Decline in Industrial Activity Drives Lower Power Output in India
Electricity generation in India declined last month amid weaker industrial activity and mild weather. This was the second monthly decline in output in a row, Reuters noted in a report citing official data.
Electricity generation in November stood at 134.26 billion kWh, which was down 1% on October. In October, the monthly decline in output from September came in at 6%, the data showed.
By source, coal generation was down by an annual 5.8% in November due to the lower demand. Low-carbon generation, on the other hand, was higher, by a robust 42% from a year earlier as capacity additions surged this year. Total output from low-carbon sources hit 18.55 billion kWh. Still, coal remains the biggest part of the subcontinent’s energy mix.
India has big plans for wind and solar capacity, especially the latter.
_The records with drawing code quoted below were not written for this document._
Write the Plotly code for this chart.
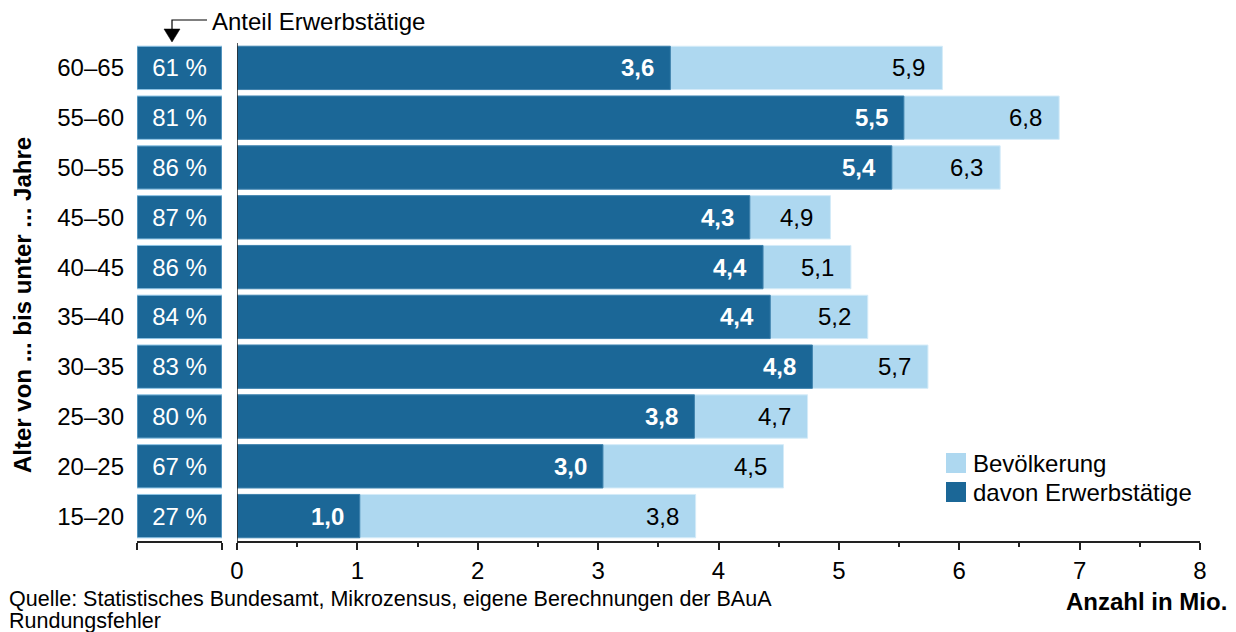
import plotly.graph_objects as go

# ---- data ----
age_groups = ["15–20", "20–25", "25–30", "30–35", "35–40",
              "40–45", "45–50", "50–55", "55–60", "60–65"]
population = [3.81, 4.54, 4.74, 5.74, 5.24, 5.10, 4.93, 6.34, 6.83, 5.86]
employed = [1.02, 3.04, 3.80, 4.78, 4.43, 4.37, 4.26, 5.44, 5.54, 3.60]
share_pct = [27, 67, 80, 83, 84, 86, 87, 86, 81, 61]
x_ticks = [0, 1, 2, 3, 4, 5, 6, 7, 8]
legend_names = ["Bevölkerung", "davon Erwerbstätige"]

# ---- style ----
DARK = "#1b6797"
LIGHT = "#aed8f0"
FONT = "Liberation Sans, Arial, sans-serif"
FS = 24
FS_SRC = 21.5

W, H = 1236, 632
L, R, T, B = 137, 1200, 43, 541


def px(x):
    return (x - L) / (R - L)


def py(y):
    return (B - y) / (B - T)


def fmt(v):
    return f"{v:.1f}".replace(".", ",")


fig = go.Figure()

fig.add_trace(go.Bar(
    y=age_groups, x=population, orientation="h", name=legend_names[0],
    marker=dict(color=LIGHT, line=dict(color="#d4ebf8", width=1)),
    xaxis="x", yaxis="y", hoverinfo="x+y", showlegend=False,
))
fig.add_trace(go.Bar(
    y=age_groups, x=employed, orientation="h", name=legend_names[1],
    marker=dict(color=DARK, line=dict(color="#3f82ad", width=1)),
    xaxis="x", yaxis="y", hoverinfo="x+y", showlegend=False,
))
# share boxes on the left
fig.add_trace(go.Bar(
    y=age_groups, x=[1] * len(age_groups), orientation="h",
    marker=dict(color=DARK, line=dict(color="#8cc3e4", width=1)),
    text=[f"{p} %" for p in share_pct], textposition="inside",
    insidetextanchor="middle",
    textfont=dict(color="white", size=FS, family=FONT),
    xaxis="x2", yaxis="y", showlegend=False, hoverinfo="text",
))

annotations = []
for g, p, e in zip(age_groups, population, employed):
    annotations.append(dict(x=p, y=g, xref="x", yref="y", text=fmt(p),
                            xanchor="right", xshift=-15, showarrow=False,
                            font=dict(size=FS, color="black", family=FONT)))
    annotations.append(dict(x=e, y=g, xref="x", yref="y", text=f"<b>{fmt(e)}</b>",
                            xanchor="right", xshift=-14, showarrow=False,
                            font=dict(size=FS, color="white", family=FONT)))

annotations += [
    dict(x=px(210), y=py(22), xref="paper", yref="paper", text="Anteil Erwerbstätige",
         xanchor="left", yanchor="middle", showarrow=False,
         font=dict(size=FS, color="black", family=FONT)),
    dict(x=px(1229), y=py(601), xref="paper", yref="paper", text="<b>Anzahl in Mio.</b>",
         xanchor="right", yanchor="middle", showarrow=False,
         font=dict(size=FS, color="black", family=FONT)),
    dict(x=px(7), y=py(599), xref="paper", yref="paper",
         text="Quelle: Statistisches Bundesamt, Mikrozensus, eigene Berechnungen der BAuA",
         xanchor="left", yanchor="middle", showarrow=False,
         font=dict(size=FS_SRC, color="black", family=FONT)),
    dict(x=px(7), y=py(621), xref="paper", yref="paper", text="Rundungsfehler",
         xanchor="left", yanchor="middle", showarrow=False,
         font=dict(size=FS_SRC, color="black", family=FONT)),
    dict(x=px(22), y=py(305), xref="paper", yref="paper",
         text="<b>Alter von ... bis unter ... Jahre</b>", textangle=-90,
         xanchor="center", yanchor="middle", showarrow=False,
         font=dict(size=FS, color="black", family=FONT)),
]

shapes = [
    # vertical axis line of main panel
    dict(type="line", xref="x", yref="paper", x0=0, x1=0, y0=0, y1=1,
         line=dict(color="#222", width=1.5)),
    # arrow for "Anteil Erwerbstätige"
    dict(type="path", xref="paper", yref="paper",
         path=f"M{px(207)},{py(20)} L{px(172)},{py(20)} L{px(172)},{py(30)}",
         line=dict(color="black", width=1.2)),
    dict(type="path", xref="paper", yref="paper",
         path=f"M{px(164)},{py(29)} L{px(180)},{py(29)} L{px(172)},{py(42)} Z",
         fillcolor="black", line=dict(color="black", width=0.5)),
]

# custom legend (larger swatches than plotly's native legend)
for i, (name, col) in enumerate(zip(legend_names, [LIGHT, DARK])):
    top = 453 + i * 29
    shapes.append(dict(type="rect", xref="paper", yref="paper",
                       x0=px(946), x1=px(966), y0=py(top + 20), y1=py(top),
                       fillcolor=col, line=dict(width=0)))
    annotations.append(dict(x=px(971), y=py(top + 10), xref="paper", yref="paper",
                            text=name, xanchor="left", yanchor="middle",
                            showarrow=False,
                            font=dict(size=FS, color="black", family=FONT)))

fig.update_layout(
    width=W, height=H,
    margin=dict(l=L, r=W - R, t=T, b=H - B, pad=0),
    paper_bgcolor="white", plot_bgcolor="white",
    barmode="overlay", bargap=0.13,
    font=dict(family=FONT, size=FS, color="black"),
    showlegend=False,
    xaxis=dict(domain=[px(237), 1], range=[0, 8], tickvals=x_ticks,
               ticktext=[str(t) for t in x_ticks],
               showgrid=False, zeroline=False, showline=True,
               linecolor="#222", linewidth=1.5,
               ticks="outside", ticklen=7, tickcolor="#222", tickwidth=1.5,
               minor=dict(tickvals=[0.5 + i for i in range(8)], ticks="outside",
                          ticklen=4, tickcolor="#222", tickwidth=1.5),
               tickfont=dict(size=FS, family=FONT), anchor="y", fixedrange=True),
    xaxis2=dict(domain=[0, px(222)], range=[0, 1], tickvals=[0, 1],
                showticklabels=False, showgrid=False, zeroline=False,
                showline=True, linecolor="#222", linewidth=1.5,
                ticks="outside", ticklen=7, tickcolor="#222", tickwidth=1.5,
                anchor="y", fixedrange=True),
    yaxis=dict(categoryorder="array", categoryarray=age_groups,
               range=[-0.5, len(age_groups) - 0.5],
               showgrid=False, zeroline=False, showline=False,
               ticks="", ticklabelstandoff=12,
               tickfont=dict(size=FS, family=FONT), anchor="x2",
               fixedrange=True),
    annotations=annotations, shapes=shapes,
)

fig.write_html("out.html",
               config={"displayModeBar": False},
               post_script="document.body.style.margin='0';"
                           "document.body.style.overflow='hidden';")
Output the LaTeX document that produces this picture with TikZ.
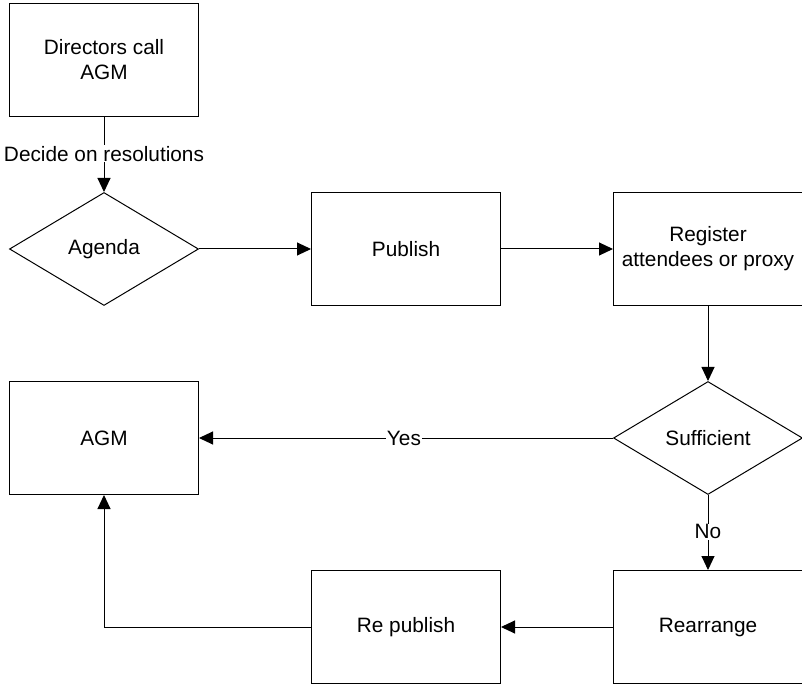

In the first seven months of this year, the country boosted its total installed solar power capacity by 25.4 GW, which was a record high. The total wind and solar capacity target for 2030 is 500 GW.
The fast buildout in solar capacity has not been all positive, however. The surge in intermittent, weather-dependent generation has increased the risk of grid overload, so grid operators have started curtailing solar output during periods of low demand and high supply.
This has sparked worry about the economic viability of new solar projects, with the rate of output curtailment in some cases reaching as much as 48% of total output. According to the National Solar Energy Federation of India, solar generators have lost some $26 million in revenues because of curtailment since April.
An expansion of the country’s transmission network to accommodate more solar is also lagging behind the addition rate of solar installations, further complicating progress in non-hydrocarbon capacity.